One very interesting thing I learned about Spain in general: many citizens don’t really consider themselves ‘Spainards’. If you are from the north, you are Galician, and probably speak Galician in addition to Spanish. If you are from the Catalan region, you are a Catalan, speak Catalan, and eat Catalan food. In many (if not all) parts of Spain, there is quite little national spirit.

And I’ve noticed the same in Croatia, with an emphasis on Dalmation cuisine vs. general Croatian dishes.

I think this is quite interesting because the most direct comparison in the US would be state pride. And while surfers love “the sunshine state”, and New Hampshire would rather “live free or die,” most state pride has died out.

There are exceptions of course–Texans are often bonkers about their beloved land where “everything’s bigger in Texas,” but that’s not incredibly common. Certainly not in New England.

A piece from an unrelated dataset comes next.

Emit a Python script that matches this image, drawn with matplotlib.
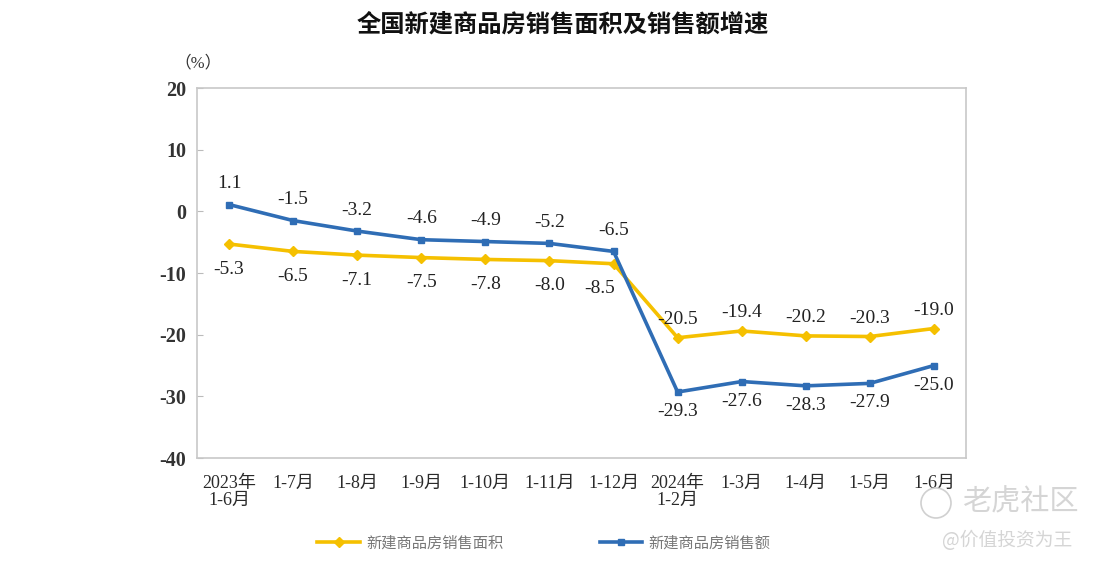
import matplotlib.pyplot as plt
from matplotlib.patches import Ellipse
import numpy as np

plt.rcParams['font.family'] = ['Liberation Serif', 'Noto Sans CJK SC']

months = ['2023年\n1-6月', '1-7月', '1-8月', '1-9月', '1-10月', '1-11月', '1-12月',
          '2024年\n1-2月', '1-3月', '1-4月', '1-5月', '1-6月']
area = [-5.3, -6.5, -7.1, -7.5, -7.8, -8.0, -8.5, -20.5, -19.4, -20.2, -20.3, -19.0]
sales = [1.1, -1.5, -3.2, -4.6, -4.9, -5.2, -6.5, -29.3, -27.6, -28.3, -27.9, -25.0]

yellow = '#F5C000'
blue = '#2F6DB5'
x = np.arange(len(months))

fig = plt.figure(figsize=(10.95, 5.65), dpi=100)
ax = fig.add_axes([197 / 1095, 1 - 458 / 565, (966 - 197) / 1095, (458 - 88) / 565])

ax.plot(x, area, color=yellow, lw=2.6, marker='D', ms=5, label='新建商品房销售面积')
ax.plot(x, sales, color=blue, lw=2.6, marker='s', ms=5, label='新建商品房销售额')

# yellow labels below before the drop, above after; blue the other way round
for i in range(len(x)):
    if i < 7:
        ay, av = -12, 'top'
        sy, sv = 9, 'bottom'
    else:
        ay, av = 7, 'bottom'
        sy, sv = -8, 'top'
    ax_off = -10 if i == 6 else 0  # -8.5 sits left of the crossing
    ax.annotate(f'{area[i]:.1f}', (x[i], area[i]), xytext=(ax_off, ay), textcoords='offset points',
                ha='center', va=av, fontsize=14, color='#222222')
    ax.annotate(f'{sales[i]:.1f}', (x[i], sales[i]), xytext=(0, sy), textcoords='offset points',
                ha='center', va=sv, fontsize=14, color='#222222')

ax.set_xlim(-0.5, 11.5)
ax.set_ylim(-40, 20)
ax.set_yticks(range(-40, 21, 10))
ax.set_yticklabels([str(v) for v in range(-40, 21, 10)], fontsize=14.5, fontweight='bold', color='#333333')
ax.set_xticks(x)
ax.set_xticklabels(months, fontsize=13, color='#2A2A2A', linespacing=1.05)
ax.tick_params(axis='x', length=0, pad=12)
ax.tick_params(axis='y', direction='in', length=4, color='#BBBBBB', pad=8)
for s in ax.spines.values():
    s.set_color('#C8C8C8')
    s.set_linewidth(1.2)

fig.text(563 / 1095, 1 - 25 / 565, '全国新建商品房销售面积及销售额增速', ha='center', va='center',
         fontsize=17.5, fontweight='bold', family=['Noto Sans CJK SC'], color='#111111')
fig.text(198 / 1095, 1 - 63 / 565, '（%）', ha='center', va='center', fontsize=12, color='#333333')

ax.legend(loc='center', bbox_to_anchor=(0.451, 1 - (543 - 88) / 370), ncol=2, frameon=False,
          labelcolor='#777777', columnspacing=6.3, handlelength=2.8, handletextpad=0.4,
          prop={'family': ['Noto Sans CJK SC'], 'size': 11})

# watermark
fig.patches.append(Ellipse((936 / 1095, 1 - 503 / 565), 30 / 1095, 30 / 565, transform=fig.transFigure,
                           fill=False, ec='#D0D0D0', lw=1.2))
fig.text(1020 / 1095, 1 - 502 / 565, '老虎社区', ha='center', va='center', fontsize=21,
         color='#D5D5D5', family=['Noto Sans CJK SC'])
fig.text(1007 / 1095, 1 - 540 / 565, '@价值投资为王', ha='center', va='center', fontsize=13.5,
         color='#D5D5D5', family=['Noto Sans CJK SC'])

fig.savefig('out.png', dpi=100)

What’s more is that in America’s early days, this regional pride was much more intense, probably more on par with what I’ve seen in Europe. You might recall that when Robert E Lee was asked to join the Union’s efforts to hold the country together, even though he believed in keeping the nation joined, he said that Virginia came first, America second.

Today┬áthat seems like such an odd idea–state first, and then country? I certainly don’t feel that way, and I don’t think many other Americans do either.

What do you think about this regional pride? Am I right that it’s not as common in the US as in other parts of the world?